Friday, April 15, 2005

When In Doubt, Tell Random Anecdotes From Your Life And Hope They Illustrate A Point Eventually

Hey, it works in Eddie Campbell comics!

Yesterday, while having a conversation with an old classmate, comics came up. I probably don't have to tell you how rare that is. It's a pretty safe assumption that most people you run in to outside the insular world of fandom aren't going to be interested in talking about comics (well, at least not the comics I'm interested in. Maybe manga). But, to my surprise, my offhanded mention of the shop 15 minutes from campus actually led to some conversation about comics with a live human being, one who actually popped in to said shop on occasion. Too bad it was about as foreign to me as manga. That is untranslated.

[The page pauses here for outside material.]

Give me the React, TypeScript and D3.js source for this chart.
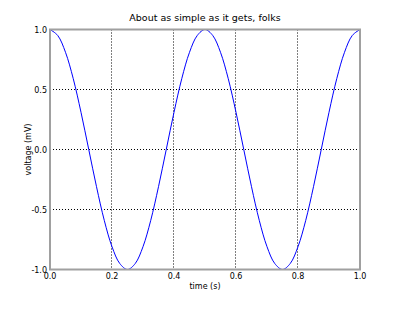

You see, my old classmate was a fan in the go-go wasteland of variant covers and speculator busts known as the 1990s. He was in to things like Spawn, Pitt, and Lady Death. This made the conversation really odd from my perspective. Those comics came from an era that's long gone, and one I have no real interest in, story wise. I was talking to someone who was not only on another wavelength from me, comics wise (I'm used to that; I liked the Dark Knight Strikes Again), but on one I couldn't begin to wrap my head around.

It made it really hard for me to reccomend comics I've read to him, and what I did come up with came out pretty half heartedly. "Hey, Preacher and Authority are really violent, you might like them!" Okay, I tried to sell them a little better than that, but I'm certainly no James Sime when it comes to pimpin' sequential art.

It doesn't help that I have no point of reference the comics he used to read beyond their violence and the fact that they were creator driven comics by creators no longer really doing those kind of comics (or any comics at all, in the case of Todd McFarlane and Dale Keown). He also used to buy all of the X-Men and Spider-Man books, but I can't reccomend any of them besides Astonishing X-Men anyway, and even that comes with the caveat that it totally panders to nearly every one of my nerd fetishes.

So, it was an odd experience. Hopefully what little I was able to impart to my fellow survivor of a semester of critical pedagogy can get him to take a look around the shop, the next time he goes there, for something that might interest him. I did try to push that. And luckily, this store has the kind of selection that he might be able to find something to his taste and not be deluged by the tide of Spidey and X-Men comics that even I can't bring myself to talk about in polite society. That's really the best thing I can come up with to pitch at people who aren't part of fandom when talking comics; look around and find something that interests you. Like I said, I'm definitely no Comics Pimp. I'm not even a Comics Mack. But if you're looking for exploding heads, I can point you in the right direction!

Special Bonus Anecdote!

I was looking through the LCS's back issue bins this afternoon for old issues of Dark Horse Presents and ran across some issues of Darkhawk. That's the only reason I'd look at Darkhawk back issues. Really. Anyway, what surprised me about these issues was the price on them. Some of them were listed at $7-$8. How the hell did that happen? Has my shopkeep not changed the price on these since the early '90s? Are there a legion of new Darkhawk fans on the strength of his appearence in the new Runaways volume causing a price increase on these issues? Did he join the New Avengers when I was only sort of paying attention? If so, I'd be a little disappointed that Graeme didn't catch it. Since I doubt he would let good Darkhawk related snark go to waste, I can only completely lose interest in this topic. But still... Darkhawk back issues for $8? I guess I'll just blame it on that damn Blue Beetle murdering Snake Alan Moore prays to and move on.